Power, to be believed, must be seen. The election of Mary Robinson in 1990, in the first contested presidential election since 1973, reinvigorated the office of president. But the future mayor’s democratic mandate is only a start. What matters are the actual powers, and what will matter most of all will be the skill of the first mayor to animate them credibly. A lot rests on Limerick’s choice.

The executive power of the new first citizen is significant, if limited. They oversee strategic planning, housing strategy and co-ordination locally of plans and policies on transport and the environment. They will set out their mayoral programme within four months of election and draw up the annual budget. The mayor will be an ex officio councillor, accountable to the council, and ultimately dependent on marshalling its support. That political skill must be matched by capacity to harness the executive, whose role under a renamed director general is to support the elected mayor.

A directly elected mayor is the logical outcome but delayed consequence of abolition of the dual mandate. The world has changed, but the need for direct access to people who make decisions is real, and its absence has consequences

The mayor has the right of audience twice a year with ministers in Dublin, and has the right to convene national agencies about planning and delivery in Limerick. If matched by skills to manage the council and executive, this role as convener and champion is potentially potent. It puts a name and a face on power, if power can be summoned from the constituent parts of what is proposed. Councillors acting in concert with or in opposition to the mayor have an enhanced standing. Engaging with the CEO was playing handball against a haystack.

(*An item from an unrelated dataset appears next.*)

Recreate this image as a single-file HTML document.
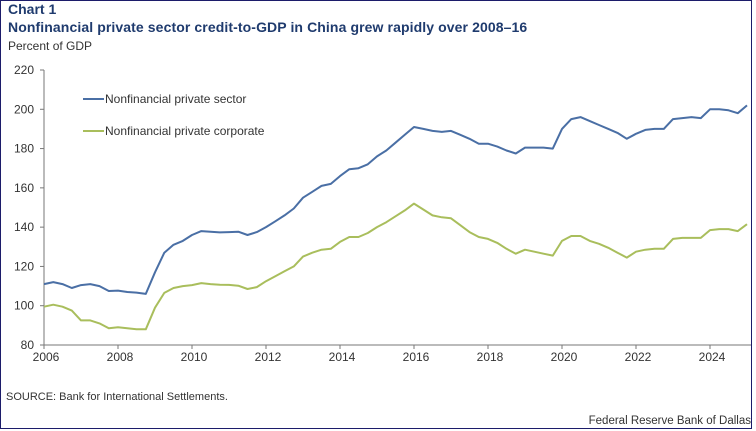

Local TDs and ministers lose exclusive rights as gatekeepers to central government because the mayor of Limerick is now an actor in Dublin. A directly elected mayor is the logical outcome but delayed consequence of abolition of the dual mandate. The world has changed, but the need for direct access to people who make decisions is real, and its absence has consequences. Irish politicians are extraordinarily accessible by international standards. But in devolving power to State bodies, or councils run by officials, they castrated themselves. Directly elected mayors are unlikely to be a simple panacea for anything – but it does put a name on a face. And that’s a start to reimagining power.